Tweet | Polyglot-NER | Location Dict. NER |
---|---|---|
In a month, 1.893 residents of Pelalawan Infected with URTI | Pelalawan | Pelalawan |
Three Patients Infected with Filariasis Died in Ciomas | Ciomas | - |
Public Health Office Recorded 40 Residents of Meranti Suffers Filariasis | - | Meranti |
Smog, 8,248 Residents of Mandau Infected with URTI (RiauPos) #MelawanAsap | - | - |
4.4. Map of disease spread in Indonesia
We generated a map visualization of disease spread in Indonesia by using a Phyton library called Folium. We represent each tweet as a marker which colour is based on the disease type indicated by the tweet. The blue label represents tweets about dengue fever, while green, red and purple labels represent diarrhoea, filariasis (elephantiasis), and upper respiratory tract infections (URTI). Lastly, the orange label is used for malaria. The result of the visualization step is shown in Figure 3.
Based on the map, the most occurrences disease is URTI which is marked with purple labels. The results of our study found that the incidence of URTI mostly occurred in Sumatra and Kalimantan islands. This is reinforced by data released by BNBP (Indonesian National Board for Disaster Management) that there are 6 provinces that have experienced significant increases in URTI disease, namely Kalimantan Tengah, Kalimantan Barat, Kalimantan Selatan, Sumatera Selatan, Riau and Jambi (Dinda, 2019; Yulika, 2019). Residents of these six provinces are prone to URTI because of forest and land fires incidents (Dinda, 2019).
Meanwhile, orange labels were detected in Papua and Bengkulu provinces, indicating the presence of malaria. This is in accordance with Indonesia Ministry of Health's findings that Papua still ranks first as the area with the most malaria-affected population based on the distribution of API (Annual Parasite Incidence) (Levi, 2015; Utami & Efendi, 2019). In western Indonesia, Bengkulu province was ranked first in the case of Malaria (Usmin, 2016). In the meantime, dengue fever marked with a blue label was detected in Jogjakarta province of Java island. Additionally, elephantiasis marked with red labels is found in Central and West Java. This is supported by the findings of the West Java Health Office who discovered elephant foot disease in several areas, such as Tasikmalaya and Depok (Suryarandika & Aminah, 2017).

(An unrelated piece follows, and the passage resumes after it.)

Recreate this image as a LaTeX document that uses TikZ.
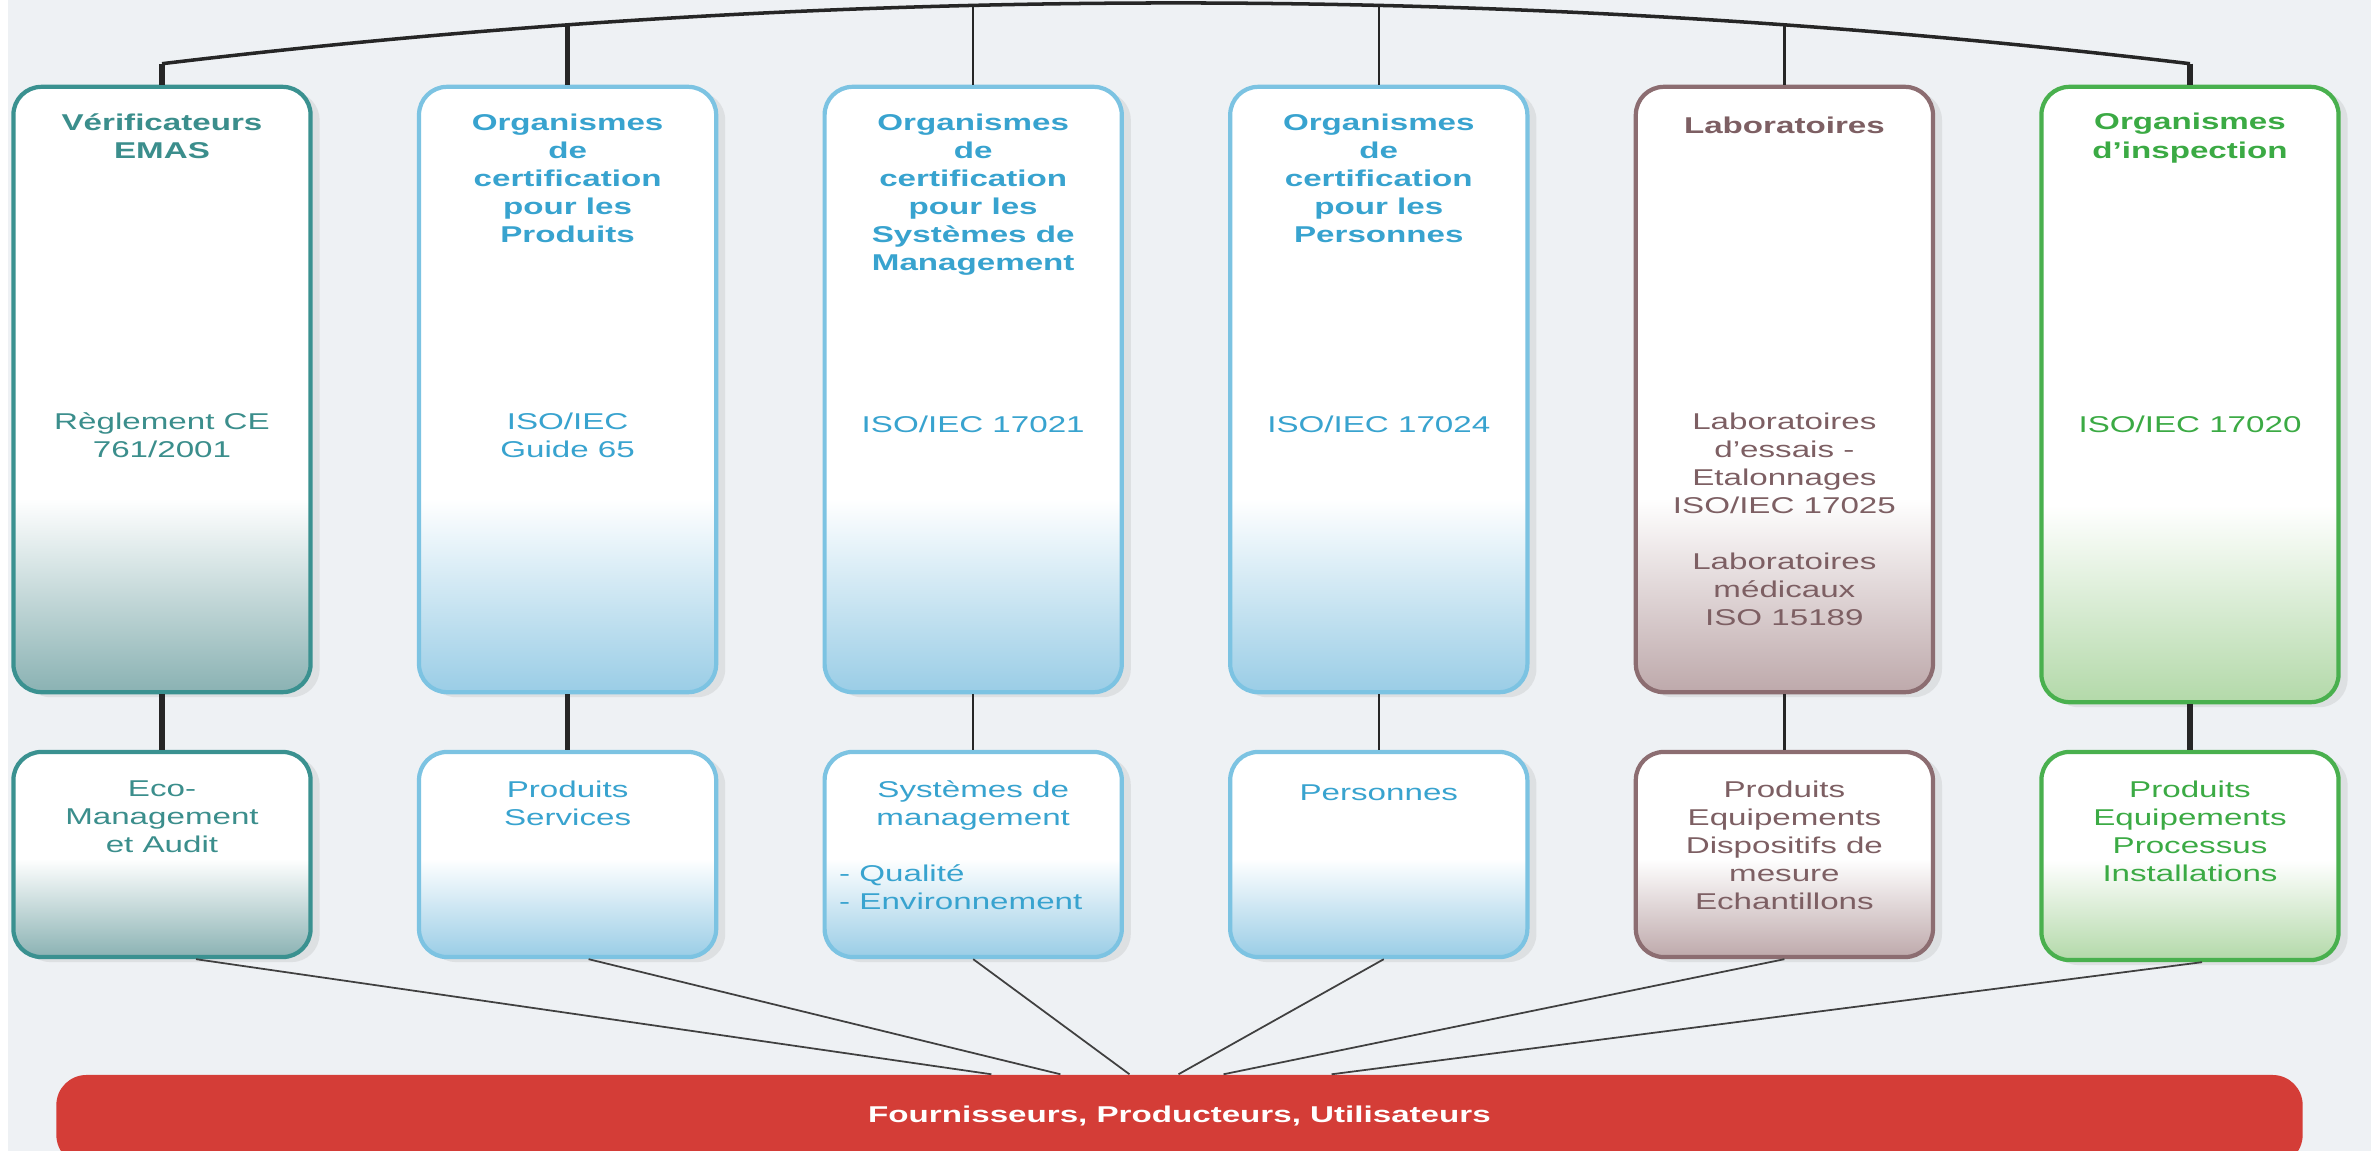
\documentclass[tikz,border=0pt]{standalone}
\usepackage{fontspec}
\setmainfont{Liberation Sans}[FakeStretch=1.45]
\usetikzlibrary{shadows}

\definecolor{bgcol}{HTML}{EEF1F4}
\definecolor{tealline}{HTML}{3A9190}
\definecolor{tealbot}{HTML}{8AB2B3}
\definecolor{tealtxt}{HTML}{3B8E8C}
\definecolor{blueline}{HTML}{7CC3E2}
\definecolor{bluebot}{HTML}{9ACDE6}
\definecolor{bluetxt}{HTML}{38A3CF}
\definecolor{brownline}{HTML}{8C6D71}
\definecolor{brownbot}{HTML}{BEA9AB}
\definecolor{browntxt}{HTML}{7D5F63}
\definecolor{greenline}{HTML}{49B04E}
\definecolor{greenbot}{HTML}{B3D9A9}
\definecolor{greentxt}{HTML}{3BAA44}
\definecolor{barred}{HTML}{D43D37}
\colorlet{fadecol}{white}

\pgfdeclareverticalshading[fadecol]{tallfade}{100bp}{color(0bp)=(fadecol); color(25bp)=(fadecol); color(41bp)=(white); color(100bp)=(white)}
\pgfdeclareverticalshading[fadecol]{lowfade}{100bp}{color(0bp)=(fadecol); color(25bp)=(fadecol); color(49bp)=(white); color(100bp)=(white)}

\tikzset{
  boxshadow/.style={drop shadow={shadow xshift=0.09cm, shadow yshift=-0.05cm, opacity=0.15}},
  orgbox/.style={draw=#1line, line width=1.2pt, rounded corners=0.28cm, minimum width=2.97cm, minimum height=6.05cm, inner sep=0pt, /utils/exec={\colorlet{fadecol}{#1bot}}, shade, shading=tallfade, boxshadow},
  domainbox/.style={draw=#1line, line width=1.2pt, rounded corners=0.28cm, minimum width=2.97cm, minimum height=2.05cm, inner sep=0pt, /utils/exec={\colorlet{fadecol}{#1bot}}, shade, shading=lowfade, boxshadow},
  ttl/.style={font=\fontsize{6.5}{8}\selectfont\bfseries, text=#1txt, align=center, anchor=north, inner sep=0pt, execute at begin node={\strut}},
  txt/.style={font=\fontsize{6.5}{8}\selectfont, text=#1txt, align=center, anchor=north, inner sep=0pt, execute at begin node={\strut}},
  thickline/.style={line width=1.5pt, black!85},
  thinline/.style={line width=0.7pt, black!85},
  feedline/.style={line width=0.5pt, black!75}
}

\begin{document}
\begin{tikzpicture}[x=0.01cm, y=-0.01cm]
  \fill[bgcol] (0,0) rectangle (2371,1151);
  \fill[white] (0,0) rectangle (8,1151);
  \useasboundingbox (0,0) rectangle (2371,1151);

  \node[orgbox=teal] (o1) at (162,389.5) {};
  \node[orgbox=blue] (o2) at (567.6,389.5) {};
  \node[orgbox=blue] (o3) at (973.2,389.5) {};
  \node[orgbox=blue] (o4) at (1378.8,389.5) {};
  \node[orgbox=brown] (o5) at (1784.4,389.5) {};
  \node[orgbox=green, minimum height=6.15cm] (o6) at (2190,394.5) {};

  \node[domainbox=teal] (d1) at (162,854.5) {};
  \node[domainbox=blue] (d2) at (567.6,854.5) {};
  \node[domainbox=blue] (d3) at (973.2,854.5) {};
  \node[domainbox=blue] (d4) at (1378.8,854.5) {};
  \node[domainbox=brown] (d5) at (1784.4,854.5) {};
  \node[domainbox=green, minimum height=2.08cm] (d6) at (2190,856) {};

  \node[ttl=teal] (t1) at ([yshift=-0.28cm]o1.north) {Vérificateurs\\EMAS};
  \node[ttl=blue] (t2) at ([yshift=-0.28cm]o2.north) {Organismes\\de\\certification\\pour les\\Produits};
  \node[ttl=blue] (t3) at ([yshift=-0.28cm]o3.north) {Organismes\\de\\certification\\pour les\\Systèmes de\\Management};
  \node[ttl=blue] (t4) at ([yshift=-0.28cm]o4.north) {Organismes\\de\\certification\\pour les\\Personnes};
  \node[ttl=brown] (t5) at ([yshift=-0.28cm]o5.north) {Laboratoires};
  \node[ttl=green] (t6) at ([yshift=-0.28cm]o6.north) {Organismes\\d’inspection};

  \node[txt=teal] (r1) at ([yshift=-3.27cm]o1.north) {Règlement CE\\761/2001};
  \node[txt=blue] (r2) at ([yshift=-3.27cm]o2.north) {ISO/IEC\\Guide 65};
  \node[txt=blue] (r3) at ([yshift=-3.27cm]o3.north) {ISO/IEC 17021};
  \node[txt=blue] (r4) at ([yshift=-3.27cm]o4.north) {ISO/IEC 17024};
  \node[txt=brown] (r5) at ([yshift=-3.27cm]o5.north) {Laboratoires\\d’essais -\\Etalonnages\\ISO/IEC 17025\\[7.9pt]Laboratoires\\médicaux\\ISO 15189};
  \node[txt=green] (r6) at ([yshift=-3.27cm]o6.north) {ISO/IEC 17020};

  \node[txt=teal] (l1) at ([yshift=-0.30cm]d1.north) {Eco-\\Management\\et Audit};
  \node[txt=blue] (l2) at ([yshift=-0.30cm]d2.north) {Produits\\Services};
  \node[txt=blue] (l3) at ([yshift=-0.30cm]d3.north) {Systèmes de\\management};
  \node[txt=blue, align=left, anchor=north west] (q3) at ([xshift=0.16cm, yshift=-1.14cm]d3.north west) {- Qualité\\- Environnement};
  \node[txt=blue] (l4) at ([yshift=-0.30cm]d4.north) {Personnes};
  \node[txt=brown] (l5) at ([yshift=-0.30cm]d5.north) {Produits\\Equipements\\Dispositifs de\\mesure\\Echantillons};
  \node[txt=green] (l6) at ([yshift=-0.30cm]d6.north) {Produits\\Equipements\\Processus\\Installations};

  \node[fill=barred, rounded corners=0.3cm, minimum width=22.45cm, minimum height=0.90cm, inner sep=0pt, text height=0.2cm, text depth=0.155cm, text=white, font=\fontsize{6.5}{8}\selectfont\bfseries] (bar) at (1179.5,1120) {Fournisseurs, Producteurs, Utilisateurs};

  \coordinate (a1) at ([yshift=0.21cm]o1.north);
  \coordinate (a6) at ([yshift=0.21cm]o6.north);
  \draw[thinline, line width=1pt] (a1) .. controls +(676,-81) and +(-676,-81) .. (a6)
    coordinate[pos=0.2] (a2) coordinate[pos=0.4] (a3) coordinate[pos=0.6] (a4) coordinate[pos=0.8] (a5);
  \draw[thickline] (a1) -- (o1.north);
  \draw[thickline] (a2) -- (a2 |- o2.north);
  \draw[thinline] (a3) -- (a3 |- o3.north);
  \draw[thinline] (a4) -- (a4 |- o4.north);
  \draw[thinline] (a5) -- (a5 |- o5.north);
  \draw[thickline] (a6) -- (o6.north);

  \draw[thickline] (o1) -- (d1);
  \draw[thickline] (o2) -- (d2);
  \draw[thinline] (o3) -- (d3);
  \draw[thinline] (o4) -- (d4);
  \draw[thinline] (o5) -- (d5);
  \draw[thickline] (o6) -- (d6);

  \draw[feedline] ([xshift=0.34cm]d1.south) -- ([xshift=-1.88cm]bar.north);
  \draw[feedline] ([xshift=0.21cm]d2.south) -- ([xshift=-1.19cm]bar.north);
  \draw[feedline] (d3.south) -- ([xshift=-0.50cm]bar.north);
  \draw[feedline] ([xshift=0.05cm]d4.south) -- ([xshift=-0.01cm]bar.north);
  \draw[feedline] (d5.south) -- ([xshift=0.44cm]bar.north);
  \draw[feedline] ([xshift=0.12cm]d6.south) -- ([xshift=1.52cm]bar.north);
\end{tikzpicture}
\end{document}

5. Conclusion and future works
Our research successfully identifies tweets indicating disease emergence and generates a map visualization using a series of methods consisting of classification, clustering, and a named-entity recognition system. We identified 335 tweets which indicate disease emergence in a certain location in Indonesia. We compared our findings with the official annual epidemic report from Indonesian’s Ministry of Health and popular news sites in Indonesia. We found that our findings are in line with the reports that published several weeks later. Thus, we believed that using Twitter may help the government officials to get an overview of the spread of disease in Indonesia in a relatively short time. However, the results of clustering disease type are not good enough for real-world application, showing there is still a big room for improvement. Furthermore, we believe for future work, researchers can try to use data from other social media platform, such as Instagram considering the increasing of Instagram’s popularity, especially in Indonesia. Using Instagram or other picture-based social media, future works can explore other methods for clustering with higher accuracy for clustering pictures. Additionally, future works that use text-based social media may explore other classification methods such as DBSCAN or fuzzy clustering to try achieving higher accuracy.